Setup was simple. On the amp’s rear panel are two pairs of speaker-cable binding posts, one pair per channel; pairs of unbalanced (RCA) and balanced (XLR) inputs, and a tiny toggle switch to choose between them; and the obligatory IEC power inlet and master power On/Off rocker. On the amp’s front panel is a slightly concave, barely visible Standby/On button. When a little white LED stops blinking and glows solid blue, you’re ready to roll. I always let amps warm up for an hour before doing any serious listening, and prepare them by running Nordost break-in and demagnetizing tones on repeat.


Listening
Other than a very slight buzz through the left-channel Wilson Alexia 2 that was inaudible at my listening position, the Monsalvat Amp-60 performed flawlessly throughout the listening period. “Flawlessly,” however, doesn’t do full justice to a component that began weaving a web of seduction from the first track I played.

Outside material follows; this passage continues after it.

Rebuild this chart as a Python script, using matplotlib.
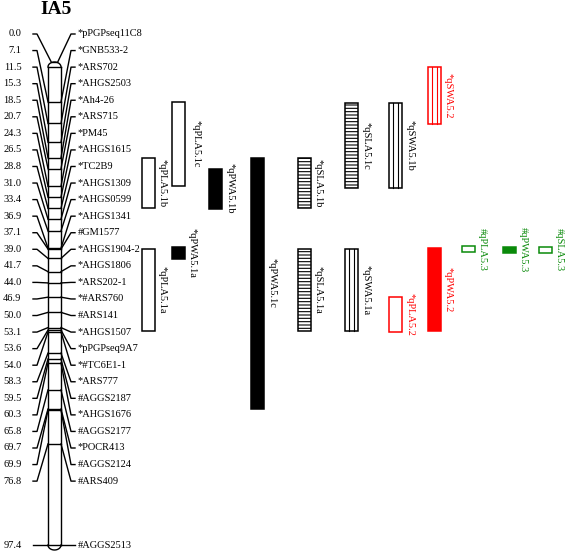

As has become customary since I began reviewing classical recordings for the print and web editions of Stereophile, the first albums I listened to were unfamiliar. As I gave a first listen to our “Recording of the Month” for March 2019, Ibn Battuta: The Traveler of Islam 1304–1377, from Jordi Savall, Hespèrion XXI, and the superb group of instrumental and vocal masters from around the world that Savall enlisted for this project (24-bit/88.2kHz, Alia Vox AVSA9930), I marveled at the natural feel of timbres and the highly detailed, spacious sound conveyed by the Amp-60. Equally impressive was the amp’s ability to convey major differences between the acoustics of the two venues in which Savall’s forces performed live, and how much more successful the engineers were in capturing bass in the ultraresonant Philharmonie de Paris than in the Emirates Palace-Auditorium in Abu Dhabi. I was so haunted by the final lament at the end of this album that all I wanted to do was turn off the lights, close my eyes, and bathe in the sound.